Welcome back! In the last blog, we began looking at how to make the most of a news hijack. Once you know what’s happening, and what your client can say, you can begin to turn that into scorching coverage:
Explore the angles
For PR to work, it has to offer something to the journalist, as well as the client. When writing up one of the biggest news stories of the year, your average journalist doesn’t need to be bothered by comments that add nothing to the story and are essentially just variations on “what they said”. Instead, they need to be given a fresh take on the news, or even better an angle that they hadn’t even considered. For instance, reported before the budget but buried as an off-hand comment in the speech itself, was a new tidal energy project in Wales. While moderately interesting at the time, when laced in the context of a drive for abundant, renewable energy for an increasingly hungry data centre industry, it became the germ of a comment that gave publications a new angle on the budget apart from endless comments on rural broadband and electric cars.
Move with the news
The downside to today’s 24-hour news culture might be that news stories never stand still, thanks to the need to keep filling an essentially infinite space. Of course, the upside is that, since the news never stands still, monitoring a breaking story can give extra angles and opportunities that might not have presented themselves in the beginning. For instance, with the budget, the real story wasn’t only the morning’s leaks provided to the press; it wasn’t even the speech itself or its supporting documents. It was the ongoing reaction to the speech, which helped spotlight the subjects that were really grabbing the audience’s attention; which messages were likely to fall a bit flat; and what everyone thought of apparently planning a £1 million anniversary celebration in order to make a couple of cheeky gags. This then helped us tweak our pitch and our targets to make sure we were sending a comment to journalists who would value it in the format that they needed.

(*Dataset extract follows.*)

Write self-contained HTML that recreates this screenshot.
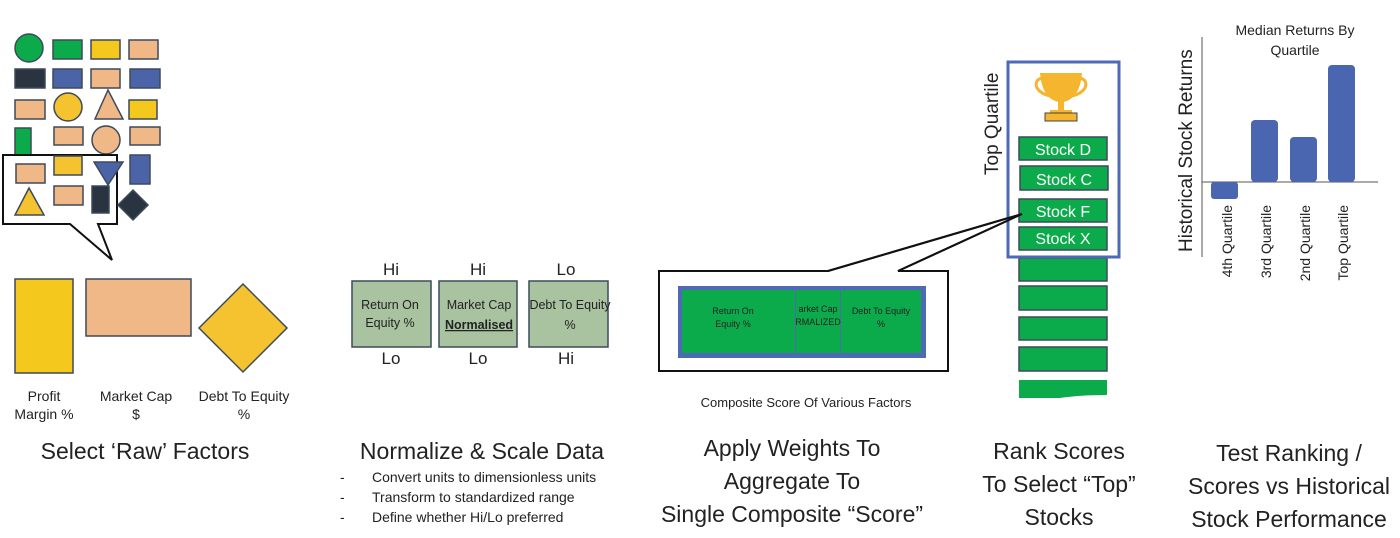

Don’t stop until the day is done
Pitching is a fundamental part of the PR process. Just emailing out a comment or story to all and sundry might result in some coverage, perhaps even good coverage; but it will very much be in the same vein as a million monkeys with typewriters eventually pitching Shakespeare. Instead, pitching should, as mentioned, be focused and continual – making sure that journalists are receiving ongoing, updated comment to fit the reality of the news. PR should never rest on its laurels either: while not something to be repeated on every occasion, if a publication has covered part of the story, then depending on the situation, it can be worth getting in touch to suggest some extra content.